Vous vous êtes rendus aux Etats-Unis, à Los Angeles, pour enregistrer l'album. Le lieu et son environnement vous ont-ils influencés d'une quelconque manière ?

Simon : Nous avions déjà écrit les chansons chez nous en Écosse avant de partir pour l'enregistrement, elles n'ont donc pas été impactées de ce point de vue. Toutefois, le fait de vivre en Californie durant la période de l'enregistrement a fait évoluer nos mentalités à chacun. Nous nous imposons toujours une pression très importante lorsque nous enregistrons un disque, alors le fait d'évoluer à Santa Monica, avec les plages aux alentours, nous permettait de faire de véritables pauses pour nous vider l'esprit. Dans le studio, nous étions pleinement impliqués dans notre travail, alors nous avons beaucoup apprécié cette possibilité de prendre l'air et penser à autre chose. Lorsque nous devions travailler, qui plus est dans un studio où des artistes aussi prestigieux que The Rolling Stones et Dr Dre avaient évolué de par le passé, nous cherchions à être à la hauteur du lieu.
James : Le fait d'avoir enregistré Opposites aux États-Unis a aussi facilité l'évolution de notre son que nous avons évoquée tout à l'heure. En Écosse, proches de nos familles et de nos amis, nous n'aurions sans doute jamais osé évoquer l'idée d'enregistrer une chanson avec un groupe de Mariachis ! Dans un cadre si différent, toutes les fantaisies étaient possibles sans que cela ne semble bizarre à quiconque.

Il nous a fallu tellement de temps pour aller de salles de plus en plus grandes, année après année, que ce que nous vivons aujourd'hui est phénoménal.

Votre dernière sortie en date avant Opposites était l'album live Revolutions // Live At Wembley que vous aviez enregistré à la Wembley Arena à Londres lors de l'un de vos plus importants concerts. Avec ce nouveau disque, jouer dans ce genre de lieu ne va-t-il pas devenir votre quotidien ?

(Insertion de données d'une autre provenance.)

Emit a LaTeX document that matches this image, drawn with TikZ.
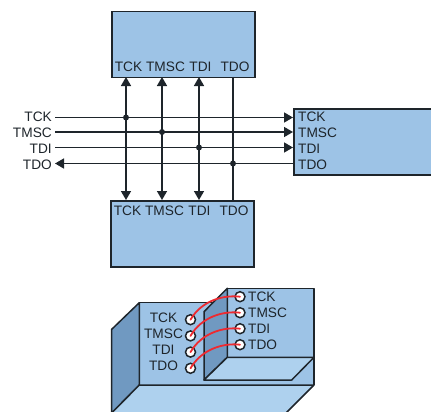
\documentclass[tikz,border=0pt]{standalone}
\usepackage{fontspec}
\setmainfont{Liberation Sans}
\definecolor{boxblue}{HTML}{9DC3E6}
\definecolor{sideblue}{HTML}{7099C1}
\definecolor{floorblue}{HTML}{AED1EE}
\definecolor{linedark}{HTML}{1E252B}
\definecolor{wirered}{HTML}{EE2A30}
\tikzstyle{signal} = [font=\fontsize{13.7}{13.7}\selectfont,text=linedark,inner sep=0pt]
\tikzstyle{chipbox} = [draw=linedark,line width=1.5pt,fill=boxblue,rectangle,anchor=north west,inner sep=0pt]
\tikzstyle{panel} = [draw=linedark,line width=1.5pt,line join=round]
\tikzstyle{bus} = [draw=linedark,line width=1.5pt]
\tikzstyle{arrowdecorate} = [bus,-{Triangle[length=9pt,width=10pt]}]
\tikzstyle{bothdecorate} = [bus,{Triangle[length=9pt,width=10pt]}-{Triangle[length=9pt,width=10pt]}]
\tikzstyle{junction} = [circle,fill=linedark,inner sep=0pt,minimum size=6pt]
\tikzstyle{pin} = [circle,draw=linedark,line width=1.5pt,fill=white,inner sep=0pt,minimum size=10pt]
\tikzstyle{wire} = [draw=wirered,line width=1.8pt,line cap=round]
\usetikzlibrary{arrows.meta}
\begin{document}
\begin{tikzpicture}[x=1pt,y=-1pt]
      \useasboundingbox (0,0) rectangle (431,412);
      %% the three boxes
      \node (upper) at (111,11) [chipbox,minimum width=143pt,minimum height=66pt] {};
      \node (lower) at (110,200) [chipbox,minimum width=143pt,minimum height=66pt] {};
      \node (right) at (293,108) [chipbox,minimum width=140pt,minimum height=66pt] {};

      \foreach \nodename/\text/\x in {TCK/TCK/128.5, TMSC/TMSC/165.5, TDI/TDI/200.5, TDO/TDO/235}
      {
        \node (up\nodename) at (\x,67) [signal] {\text};
        \node (lo\nodename) at (\x-1,211) [signal] {\text};
      }
      \foreach \nodename/\text/\y in {TCK/TCK/117, TMSC/TMSC/133, TDI/TDI/149, TDO/TDO/165}
      {
        \node (ri\nodename) at (298,\y) [signal,anchor=west] {\text};
        \node (le\nodename) at (52,\y-0.5) [signal,anchor=east] {\text};
      }

      %% bus lines
      \foreach \nodename/\x/\y in {a/126/117.5, b/162/132, c/199/147.5, d/233/163.5}
      {
        \coordinate (top\nodename) at (\x,77);
        \coordinate (bot\nodename) at (\x,200);
        \coordinate (in\nodename) at (55,\y);
        \coordinate (out\nodename) at (293,\y);
        \node (dot\nodename) at (\x,\y) [junction] {};
      }
      \foreach \nodename in {a,b,c}
      {
        \draw[arrowdecorate] (in\nodename) -- (out\nodename);
        \draw[bothdecorate] (top\nodename) -- (bot\nodename);
      }
      \draw[arrowdecorate] (outd) -- (ind);
      \draw[bus] (topd) -- (botd);

      %% lower drawing
      \fill[boxblue] (139.3,302.7) -- (227.3,302.7) -- (227.3,288.3) -- (314,288.3) -- (314,385) -- (139.3,385) -- cycle;
      \draw[panel,fill=sideblue] (139.3,302.7) -- (111.7,329.3) -- (111.7,413) -- (139.3,385) -- cycle;
      \draw[panel,fill=floorblue] (139.3,385) -- (314,385) -- (286,413) -- (111.7,413) -- cycle;
      \draw[panel] (139.3,385) -- (139.3,302.7) -- (227.3,302.7);
      \draw[panel,fill=sideblue] (227.3,288.3) -- (204,311.7) -- (204,380) -- (227.3,357.3) -- cycle;
      \draw[panel,fill=floorblue] (204,380) -- (227.3,357.3) -- (314,357.3) -- (291.7,380) -- cycle;
      \draw[panel] (227.3,288.3) -- (314,288.3) -- (314,385);

      \foreach \nodename/\text/\y in {a/TCK/0, b/TMSC/1, c/TDI/2, d/TDO/3}
      {
        \node (lab\nodename) at (163.5,318+16*\y) [signal] {\text};
        \node (tab\nodename) at (248,297+16*\y) [signal,anchor=west] {\text};
        \node (pin\nodename) at (190.5,319.7+16.2*\y) [pin] {};
        \node (pon\nodename) at (240,296.7+16*\y) [pin] {};
      }
      \foreach \nodename in {a,b,c,d}
      {
        \draw[wire] (pin\nodename.center) .. controls +(11,-19) and +(-17,-2) .. (pon\nodename.center);
      }
    \end{tikzpicture}
\end{document}
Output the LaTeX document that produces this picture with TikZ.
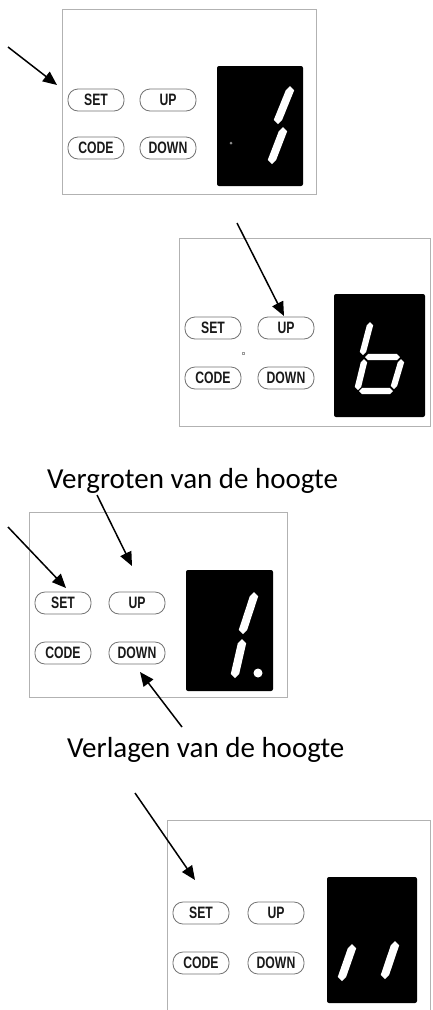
\documentclass[tikz,border=0pt]{standalone}
\usepackage{fontspec}
\setmainfont{Carlito}
\newfontfamily\btnfont[FakeStretch=0.74]{Liberation Sans}
\usetikzlibrary{arrows.meta}
\tikzset{
  panel/.style={draw=black!30, line width=1pt, fill=white},
  display/.style={fill=black, rounded corners=2pt},
  btn/.style={draw=black!55, line width=0.8pt, rounded corners=10pt, minimum width=56pt, minimum height=22pt, inner sep=0pt, font=\btnfont\bfseries\fontsize{16.5}{16.5}\selectfont, text=black!90},
  lbl/.style={font=\fontsize{29}{29}\selectfont, inner sep=0pt},
  pointer/.style={line width=1.5pt, -{Triangle[length=14pt,width=12pt]}},
  segfill/.style={fill=white},
}
\newcommand\segv[5]{\fill[segfill] (#1,#2) -- (#1+#5,#2+#5) -- (#3+#5,#4-#5) -- (#3,#4) -- (#3-#5,#4-#5) -- (#1-#5,#2+#5) -- cycle;}
\newcommand\segh[5]{\fill[segfill] (#1,#2) -- (#1+#5,#2-#5) -- (#3-#5,#4-#5) -- (#3,#4) -- (#3-#5,#4+#5) -- (#1+#5,#2+#5) -- cycle;}
\begin{document}
\begin{tikzpicture}[x=1pt,y=-1pt]
\useasboundingbox[fill=white] (0,0) rectangle (432,1010);

% ---------- panel 1 ----------
\draw[panel] (62,9) rectangle (316,194);
\fill[display] (217,66) rectangle (303,186);
\segv{290}{86}{278}{124}{4.2}
\segv{283}{127}{272}{164}{4.2}
\fill[black!45] (231,143) circle (1.5);
\node[btn] (set1) at (96,100) {SET};
\node[btn] (up1) at (168,100) {UP};
\node[btn] (code1) at (96,148) {CODE};
\node[btn] (down1) at (168,148) {DOWN};
\coordinate (a1s) at (8,47);
\coordinate (a1e) at (57,85);
\draw[pointer] (a1s) -- (a1e);

% ---------- panel 2 ----------
\draw[panel] (179,238) rectangle (430,426);
\fill[display] (334,294) rectangle (425,417);
\segv{370}{322}{363}{355}{3.2}
\segv{364}{359}{358}{390}{3.2}
\segh{365}{357}{400}{357}{3.2}
\segv{401}{359}{394}{389}{3.2}
\segh{359}{391}{393}{391}{3.2}
\draw[black!40, line width=0.5pt] (242,352) rectangle (244,354);
\node[btn] (set2) at (213,328) {SET};
\node[btn] (up2) at (286,328) {UP};
\node[btn] (code2) at (213,378) {CODE};
\node[btn] (down2) at (286,378) {DOWN};
\coordinate (a2s) at (237,223);
\coordinate (a2e) at (284,316);
\draw[pointer] (a2s) -- (a2e);

% ---------- panel 3 ----------
\node[lbl, anchor=base west] (lblup) at (47,488) {Vergroten van de hoogte};
\draw[panel] (29,512) rectangle (287,697);
\fill[display] (186,570) rectangle (273,691);
\segv{254}{592}{243}{634}{4.2}
\segv{242}{639}{235}{678}{4.2}
\fill[white] (258,673) circle (4.5);
\node[btn] (set3) at (63,603) {SET};
\node[btn] (up3) at (137,603) {UP};
\node[btn] (code3) at (63,653) {CODE};
\node[btn] (down3) at (137,653) {DOWN};
\coordinate (a3s) at (8,527);
\coordinate (a3e) at (66,588);
\draw[pointer] (a3s) -- (a3e);
\coordinate (a4s) at (97,495);
\coordinate (a4e) at (132,566);
\draw[pointer] (a4s) -- (a4e);
\node[lbl, anchor=base west] (lbldown) at (67,757) {Verlagen van de hoogte};
\coordinate (a5s) at (182,727);
\coordinate (a5e) at (140,672);
\draw[pointer] (a5s) -- (a5e);

% ---------- panel 4 ----------
\draw[panel] (167,820) rectangle (430,1012);
\fill[display] (327,877) rectangle (417,1003);
\segv{352}{944}{342}{981}{4.2}
\segv{395}{941}{385}{979}{4.2}
\node[btn] (set4) at (201,913) {SET};
\node[btn] (up4) at (276,913) {UP};
\node[btn] (code4) at (201,963) {CODE};
\node[btn] (down4) at (276,963) {DOWN};
\coordinate (a6s) at (135,793);
\coordinate (a6e) at (195,880);
\draw[pointer] (a6s) -- (a6e);
\end{tikzpicture}
\end{document}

Simon : Nous allons poursuivre progressivement. En mars et avril nous allons partir en tournée au Royaume-Uni dans de très grandes salles, incluant une date à l'O2 de Londres dont la capacité doit être le double de celle de la Wembley Arena ! C'est un peu intimidant. Jusqu'à récemment nous ne pensions pas être le genre de groupe capable de jouer un jour dans de tels lieux. Nous sommes maintenant amenés à jouer des chansons écrites il y a plus de dix ans pour Blackened Sky devant des milliers de personnes qui n'avaient encore jamais entendu parler de nous il y a encore quelques années ! Il nous a fallu tellement de temps pour aller de salles de plus en plus grandes, année après année, que ce que nous vivons aujourd'hui est phénoménal. Nous vivons des expériences incroyables mais nous cherchons à rester ce que nous avons toujours été. Nous avons la capacité de nous produire dans des lieux gigantesques sans pour autant devoir tomber dans les clichés des groupes de rock voulant avant tout proposer un show et non un concert. Nous restons un groupe qui monte sur scène pour jouer des chansons. Nous ne sacrifierons jamais l'aspect artistique de nos concerts pour en faire un simple spectacle. Le fait d'avoir accompagné Muse, Queens Of The Stone Age ou les Foo Fighters ces dernières années nous a permis de juger ce qu'il était bon ou non de faire. Nous apprécions autant d'évoluer dans une petite salle devant quelques centaines de personnes que dans des lieux plus imposants. Nous prenons les choses comme elles viennent, nous n'avons jamais décidé de planifier comment les choses devront être pour le groupe dans cinq ans par exemple. Je crois que ça nous rendrait fou. J'aime le sentiment procuré par la première écoute d'une chanson fraichement enregistrée, la découverte du résultat donné par l'exploitation d'une nouvelle idée.

Que vous reste-il encore à vivre ensemble tous les trois en tant que Biffy Clyro ?

Simon : Donner de bons concerts est une chose importante pour nous mais nous ne nous focalisons pas sur les ventes de nos disques où le fait d'entrer à une bonne place dans les charts. Il nous est difficile de savoir ce que nous attendons encore de cette expérience commune qu'est Biffy Clyro. Le simple fait de continuer notre route tous les trois, de pouvoir partir en tournée et sortir des disques, est un motif de satisfaction suffisant.